15 de junio de 2020

EL DEGRADANTE DEGRADADO


En algún aciago momento, en un despacho, o ante el teclado de un programador informático surgió una idea fija que ha martirizado a toda una profesión. Una idea pérfida, irreal, y por tanto ajena a la construcción, a la luz y a la experiencia cotidiana: el degradante degradado.
Un efecto que hasta entonces pertenecía al dominio de la naturaleza, se coló en millones de pantallas retroiluminadas animando las presentaciones y los dibujos de otros tantos millones de  adolescentes. Sin embargo el degradado no es un efecto óptico de la realidad diaria, sino que es fruto del desgaste o de la óptica. El degradado, que no debe confundirse con el difuminado con el que los miopes disfrutan el mundo, o el que ofrece la bruma, es un efecto puramente marino o del horizonte. A pesar de que el mar y el cielo no son igual de azules.
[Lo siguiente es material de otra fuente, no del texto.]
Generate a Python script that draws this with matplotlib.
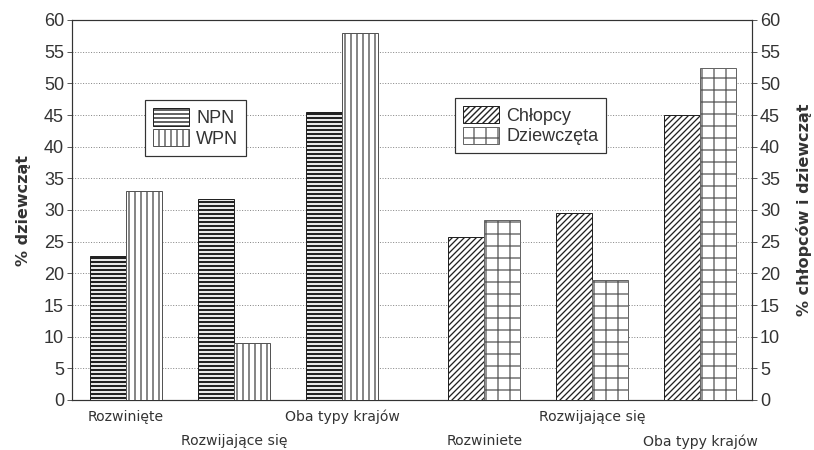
import numpy as np
import matplotlib
matplotlib.use("Agg")
from matplotlib import pyplot as plt

# dane
kategorie_l = ["Rozwinięte", "Rozwijające się", "Oba typy krajów"]
kategorie_p = ["Rozwiniete", "Rozwijające się", "Oba typy krajów"]
npn = [22.7, 31.8, 45.5]
wpn = [33.0, 9.0, 57.9]
chlopcy = [25.7, 29.6, 45.0]
dziewczeta = [28.5, 19.0, 52.5]

plt.rcParams['font.family'] = ['Liberation Sans', 'DejaVu Sans']
plt.rcParams['hatch.linewidth'] = 1.4
ciemny = '#333333'

fig = plt.figure(figsize=(814/72, 450/72), dpi=72)
ax = fig.add_axes([72/814, 1-400/450, 680/814, 380/450])

w = 1.0
xl = 1.5 + 3*np.arange(3)
xp = 11.45 + 3*np.arange(3)

b1 = ax.bar(xl - w/2, npn, w, facecolor='white', edgecolor='#222222', hatch='---', lw=1, label='NPN', zorder=3)
b2 = ax.bar(xl + w/2, wpn, w, facecolor='white', edgecolor='#555555', hatch='||', lw=1, label='WPN', zorder=3)
b3 = ax.bar(xp - w/2, chlopcy, w, facecolor='white', edgecolor='#222222', hatch='////', lw=1, label='Chłopcy', zorder=3)
b4 = ax.bar(xp + w/2, dziewczeta, w, facecolor='white', edgecolor='#666666', hatch='+', lw=1, label='Dziewczęta', zorder=3)

# grubsze linie kreskowania dla NPN
for bary, grubosc in ((b1, 2.2), (b2, 1.4), (b3, 1.3), (b4, 1.4)):
    for p in bary:
        if hasattr(p, 'set_hatch_linewidth'):
            p.set_hatch_linewidth(grubosc)

ax.set_xlim(0, 680/36)
ax.set_ylim(0, 60)
ax.set_yticks(np.arange(0, 61, 5))
ax.yaxis.grid(True, linestyle=':', color='#888888', lw=1)
ax.set_axisbelow(True)

ax.set_xticks(np.concatenate([xl, xp]))
ax.set_xticklabels([kategorie_l[0], "\n" + kategorie_l[1], kategorie_l[2],
                    "\n" + kategorie_p[0], kategorie_p[1], "\n" + kategorie_p[2]],
                   family='DejaVu Sans', fontsize=14, color=ciemny)
for lbl in ax.get_xticklabels():
    lbl.set_linespacing(1.9)
ax.tick_params(axis='x', length=0, pad=10)
ax.tick_params(axis='y', direction='out', length=5, labelsize=18, colors=ciemny, pad=3)

for s in ax.spines.values():
    s.set_color(ciemny)
    s.set_linewidth(1.2)

ax.set_ylabel('% dziewcząt', family='DejaVu Sans', fontweight='bold', fontsize=16, color=ciemny, labelpad=13)

ax2 = ax.twinx()
ax2.set_ylim(0, 60)
ax2.set_yticks(np.arange(0, 61, 5))
ax2.tick_params(axis='y', direction='out', length=5, labelsize=18, colors=ciemny, pad=3)
for s in ax2.spines.values():
    s.set_visible(False)
ax2.set_ylabel('% chłopców i dziewcząt', family='DejaVu Sans', fontweight='bold', fontsize=16, color=ciemny, labelpad=16)

opcje = dict(loc='upper left', borderaxespad=0, fancybox=False, edgecolor=ciemny, fontsize=18,
             handlelength=2.0, handleheight=1.1, labelspacing=0.1, handletextpad=0.4,
             borderpad=0.45, framealpha=1)
leg1 = ax.legend(handles=[b1, b2], bbox_to_anchor=(0.107, 0.789), **opcje)
leg1.get_frame().set_linewidth(1.2)
for t in leg1.get_texts():
    t.set_color(ciemny)
ax.add_artist(leg1)

leg2 = ax.legend(handles=[b3, b4], bbox_to_anchor=(0.563, 0.795), **opcje)
leg2.get_frame().set_linewidth(1.2)
for t in leg2.get_texts():
    t.set_color(ciemny)

fig.savefig('out.png', dpi=72, facecolor='white')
El degradado resulta degradante para el dibujo y su significado, porque en manos inexpertas acaba haciendo de una superficie plana, un cilindro. Pero los efectos tornasolados mejor dejárselos a los fabricantes de coches y sus pinturas metalizadas, a las alas de las mariposas y a las manchas de petroleo accidentales y levemente mágicas de las gasolineras.
Solo al arte y a los viejos arquitectos de más de una cincuentena de años de profesión debería otorgárseles la licencia de uso del degradado que ofrecen los programas de dibujo. Jean Nouvel entre ellos. De hecho éste último ha hecho del esfuerzo de construir el degradado su religión particular. 
Puede que la culpa de todo fuese de Mark Rothko que nos enseñó que dentro de casa se puede tener un hermoso y carísimo horizonte degradado y desde entonces su popularización se haya extendido como un virus de interiores por obra y gracia de Autocad, Archicad o el Paint de turno... O puede que lo degradante sea no saber utilizarlo con cierto arte.